The thing about calorie manipulation is the focus is on its use in reducing weight, so its often forget that it works both ways as they say. I don't even think this is news, people who overfeed or starve are not necessarily in opposition to each other, really. They're more like two halves of a whole principle.
That monitoring calories is some kind of life enriching experience and modus vivendi.
The one creates the other, surfeit causes need for deficit to restore balance and vice versa. Both advocates for indulging in wilful excess and wilful paucity seek to split one from the other as if unrelated.
This relationship is why fat acceptance is often described carelessly as advocating for mindless excess by those who advocate for mindless scarcity. As they don't get out of their heads, much if at all and see it as their role to tell fat people everything, as that is what they understand, that is what they presume. They don't get FA.
Obesity wallahs and those who sell slimming see it as the opposite of their dieting cult, as that's how they define being fat. When in fact, fat acceptance is separate from using weight as a signifier and regulator of self esteem.
Unlike any of the above, including feeders.
It is called "acceptance" not, acceptance when I've lost/gained x amount, thereby being kept mostly in a state of increasingly heightening anxiety waiting to be allowed to feel okay about yourself and for that often to become a problem in itself.
Waiting to really exist, after experiencing that with dieting, who needs that? I've certainly more than had my fill.
The more respectable end of "overeating" deliberately eating in excess of your body's needs are those who are or consider themselves "underweight" and wish to increase it to a higher level. They often complain too of being failed by the energy route.
Though the frequent refrain of all the help is for fat people is not charming.
When a person especially one who is already fat or seeks to become so, they are indulging "feederism".The purpose of this is to gain pleasure from eating and gaining weight, exactly the mirror image of those who gain pleasure from under eating-eating less than your body demands.
It is categorized as a sexual fetish, by those who define it official and those who participate, but I suspect there may be some confusion about the difference between enjoyment pleasure and sexual pleasure.
Sometimes the latter is about context, I find it hard to see how one can get sexually overexcited about eating as I would think it could get perilous.
It has other flaws of calorie restriction, pushing yourself to eat outside your requirements can disrupt your body's ability to regulate itself, sometimes permanently. I should think it can be hard emotionally too, indeed, there is a role in all this of "encourager" suggesting it requires a lot of effort to keep overriding your needs.
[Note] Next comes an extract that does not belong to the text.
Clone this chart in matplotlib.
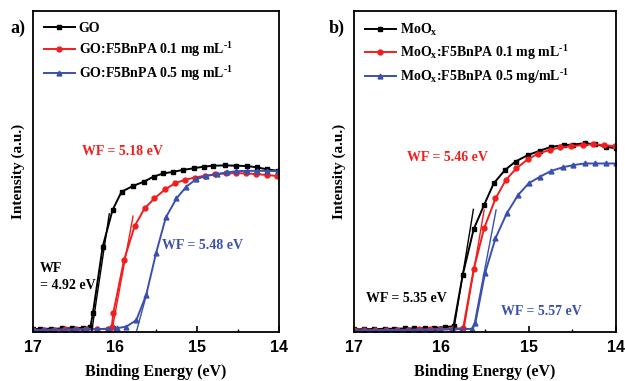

One thing it does have going for it in comparison is it doesn't restrict calories, which is the essence of what the body is defending when it sees off slimming attempts. Because of that, it doesn't invoke that extent of taxing response and is on the whole, not as harmful as anorexia in the short to medium term, though I'm sure it varies according to people's innate susceptibilities.
Its not unusual for feeders to flit from there to slimming and back again, I suppose its like feast after famine of dieting, but less fraught.Some like the sense of control and of changing one's weight, in a similar way to those who enjoy it the other way around.
They get a good feeling from doing something they're good at the way weight loss dieters can.
I have to be honest, I dislike the idea of feederism intensely. As someone who had a compulsive eating disorder, I don't appreciate an imitation of it being turned into someone's of punked out fetish. Nor do I like the idea that someone with similar problems to the ones I had would be exploited by creepy people getting off on diverting it into control over them.
I know that some feeders feel fat acceptance is about worshipping fatness, for me it isn't, it's about the power of being connected and respectful of yourself and your body and its needs either way.
I don't feel feederism achieves this, where it isn't sinister it tries too hard, making people inadequate as they are.